Many artists have tried to make a living from glass blowing. Few have succeeded or even prospered, until Dale Chihuly of Seattle. Dale Chihuly looks much like Tom Douglas to me, was born in 1941 in Tacoma. He has become the quintessential American glass blower and entrepreneur. He studied glass in Venice on a Fulbright Scholarship (sound familiar, Dirty Pat?), among other academic endeavors.
But the ironic part about his profession in glass blowing is an auto accident in 1976 that sent him flying through a glass windshield in England. It blinded his left eye. As he continued to blow glass, he dislocated his right shoulder while body surfing in 1979. He now hires others to hold the glass blowing pipe, enabling him to see his work from more perspectives.
Despite this, he has become enormously popular and successful, with an estimated $29 million in sales based on a Seattle Times report in 2004. He and his team of artists have been part of a PBS documentary, starting on November 1, 2008.
Regina Hackett, as the Seattle Post-Intelligencer art critic, provided a chronology of his work during the 1970s, 1980s, and 1990s:
•1975: Navajo Blanket Series, in which patterns of Navajo blankets were painted onto glass
•1977: Northwest Coast Basket Series, baskets inspired by Northwest coast Indian baskets he’d seen as a child
•1980: Seaform Series, transparent sculptures of thin glass, strengthened by ribbed strands of color
•1981: Macchia Series, featuring every color available in the studio
•1986: Persian Series, inspired by Middle East glass from the 12th- to 14th-century, featuring more restrained color and room-sized installations
•1988: Venetian Series, improvisations based on Italian Art Deco
•1989: Ikebana Series, glass flower arrangements inspired by ikebana
•1990: Venetian Series returns, this time in a more eccentric form
•1991: Niijima Floats, six-foot spheres of intricate color inspired by Japanese glass fishing floats from the island of Niijima from Chihuly’s website
•1992: Chandeliers, starting modestly but by the middle of the decade involving a ton of glass orbs and shapes that in some works look like flowers, others like breasts, and still others like snakes Chihuly has also produced a sizable volume of “Irish cylinders”, which are more modest in conception than his blown glass works.

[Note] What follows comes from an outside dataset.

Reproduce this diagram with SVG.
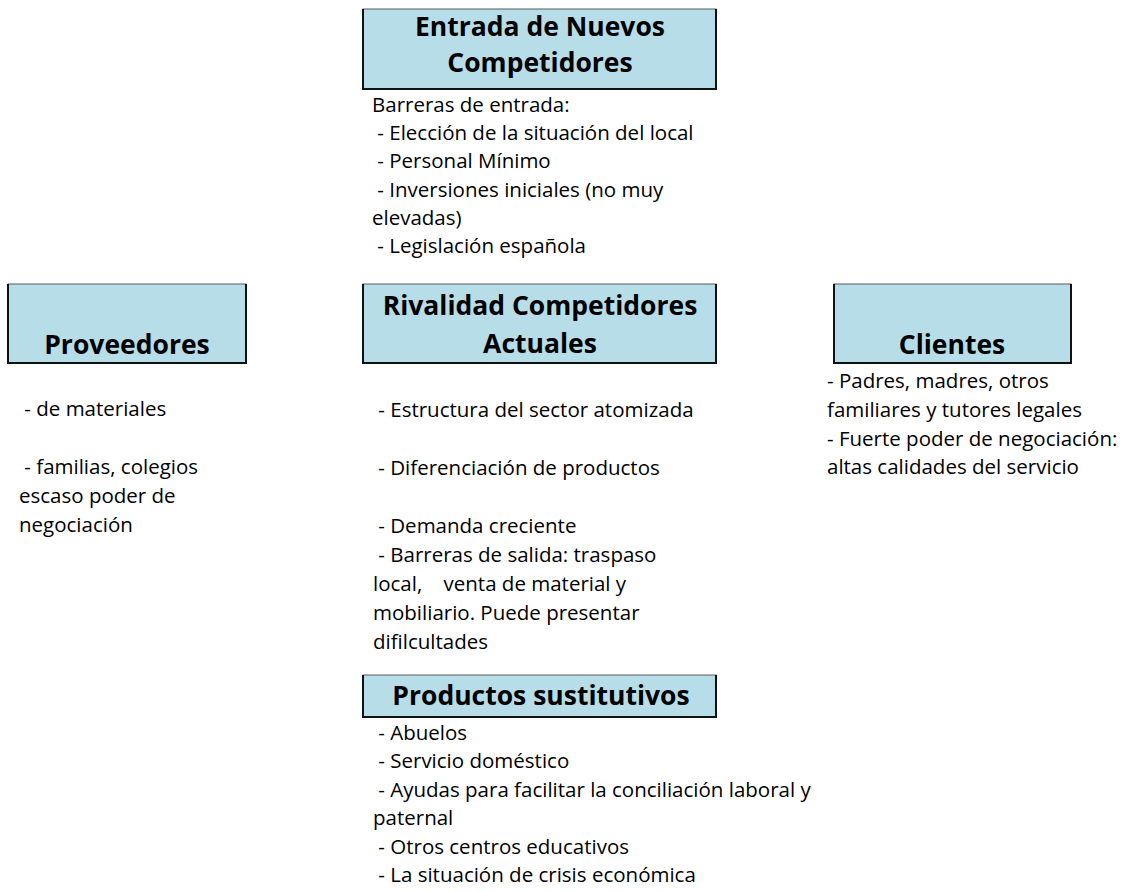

I have seen his exhibits in San Francisco, as well as Seattle. But his largest exhibit is actually located in Oklahoma City Museum of Art. I did not know they new art in Oklahoma. He also has a retail store in the Bellagio in Las Vegas, and another at the MGM Grand Casino in Macau. Now, he has taken over the former Fun Forest at Seattle Center to become the Chihuly Garden and Glass. Just take the Seattle Monorail out there and you cannot miss it. It sits in close proximity to Paul Allen’s Experience Music Project (EMP).
The Garden contains eight galleries and three drawing wells. Perhaps the glass forest below provides insight into how Chihuly has pushed the art form to its current status.
The glasshouse is forty feet tall, covering 4500 square feet of light-filled space. The fire orange baskets below are among the largest sculptures he has created. It shows his continual push of the boundaries of scale with his glass work.
He wants people to feel they are coming upon his work as if arriving in nature. I would say it is nature on steroids. There is nothing subtle about his works. This quote from Mr. Chihuly sums it all: “If I had not been a sculptor or an artist, I would love to have been a film director or an architect.” Sounds good to me.